Connecting a photovoltaic (PV) system to the utility grid isn’t as simple as plugging in a toaster. It involves a structured process to ensure safety, compliance, and seamless integration with the existing electrical infrastructure. Let’s break down the steps, technical requirements, and common hurdles you might face during utility interconnection.
First, you’ll need to design a system that meets local utility and regulatory standards. This starts with a detailed engineering review. Your PV array configuration—whether it’s string inverters, microinverters, or optimizers—must align with the utility’s voltage and power quality requirements. For instance, some utilities mandate reactive power control or limit the system size based on transformer capacity. You’ll also need to ensure your PV module setup complies with the National Electrical Code (NEC) Article 690, which covers solar-specific wiring, grounding, and disconnect rules.
Next comes the interconnection application. Most utilities require detailed documentation, including a single-line diagram (SLD), equipment specifications, and a site plan. The SLD must show how the PV system ties into the grid through a dedicated breaker or a supply-side connection. Don’t overlook the importance of accurate load calculations here—utilities often reject applications if the proposed system exceeds 100% of the service panel’s busbar rating (NEC 705.12). For commercial systems, expect additional scrutiny on fault current contributions and protection coordination.
Once the application is submitted, the utility performs a technical review. This phase can take weeks, depending on the region. Utilities typically evaluate two key factors: **safety** and **grid stability**. They’ll check for potential backfeeding issues, voltage fluctuations, and anti-islanding protection (to prevent the system from energizing the grid during outages). If your design includes battery storage, the review becomes more complex. The battery’s charge/discharge cycles must not interfere with grid operations, and its inverter must meet IEEE 1547-2018 standards for frequency and voltage ride-through.
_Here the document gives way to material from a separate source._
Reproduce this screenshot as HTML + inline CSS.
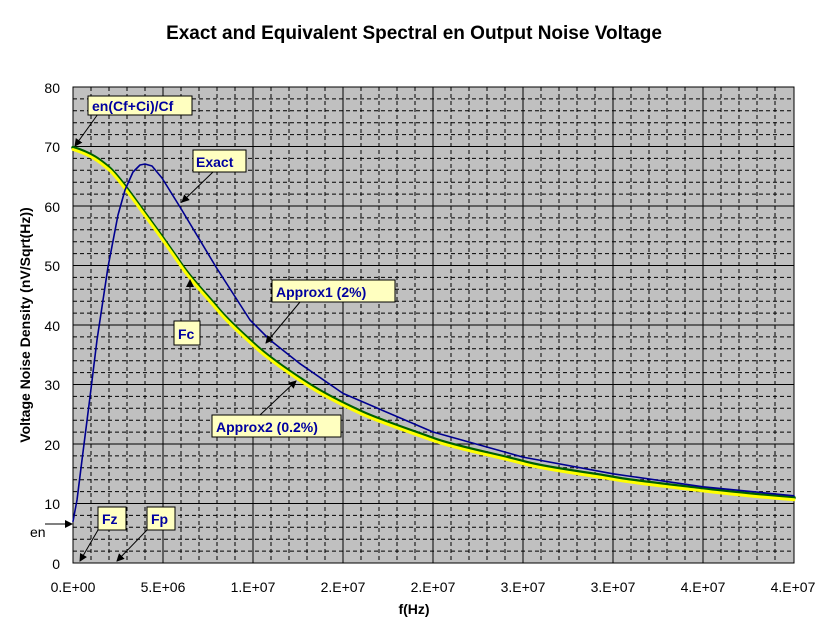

After approval, the installation begins. Here’s the kicker: even minor deviations from the approved plans can delay commissioning. For example, using a different inverter model than what’s listed in the application might require a revised review. During installation, proper grounding is non-negotiable. PV systems are prone to ground faults due to their DC nature, so equipments like ground-fault protection devices (GFPDs) and rapid shutdown systems (NEC 690.12) must be rigorously tested.
Post-installation, the utility will inspect the system and conduct field tests. They’ll verify the inverter’s anti-islanding function by simulating a grid outage and ensuring the PV system shuts down within two seconds (per UL 1741 standards). Voltage regulation tests are also critical—your system should maintain grid voltage within ANSI C84.1 ranges (±5% of nominal). For larger installations, the utility might require a witness test, where their engineer observes the commissioning process.
Finally, the system undergoes a net metering agreement setup. This involves installing a bidirectional meter that tracks energy exported to the grid. Be prepared for ongoing compliance: utilities may require annual reports on system performance or mandate firmware updates for inverters to adapt to evolving grid codes.
One often-overlooked aspect is liability insurance. Many utilities require a minimum coverage (e.g., $1 million) for commercial systems to protect against damages caused by the PV system. Residential projects might need proof of homeowner’s insurance endorsing solar additions.
The entire process, from design to interconnection, can span three to six months for residential systems and over a year for utility-scale projects. Delays usually stem from incomplete paperwork, non-compliant equipment, or backlogged utility schedules. To avoid headaches, work with a licensed installer familiar with local interconnection rules and keep open communication with the utility’s distributed generation team.
Remember, regulations vary wildly by location. California’s Rule 21 and Hawaii’s HECO tariffs, for instance, have unique requirements for voltage ride-through and smart inverter functions. Always consult the latest utility interconnection guidelines and involve a professional engineer early in the design phase. Skipping steps to save time often leads to costly rework or even forced system disconnection.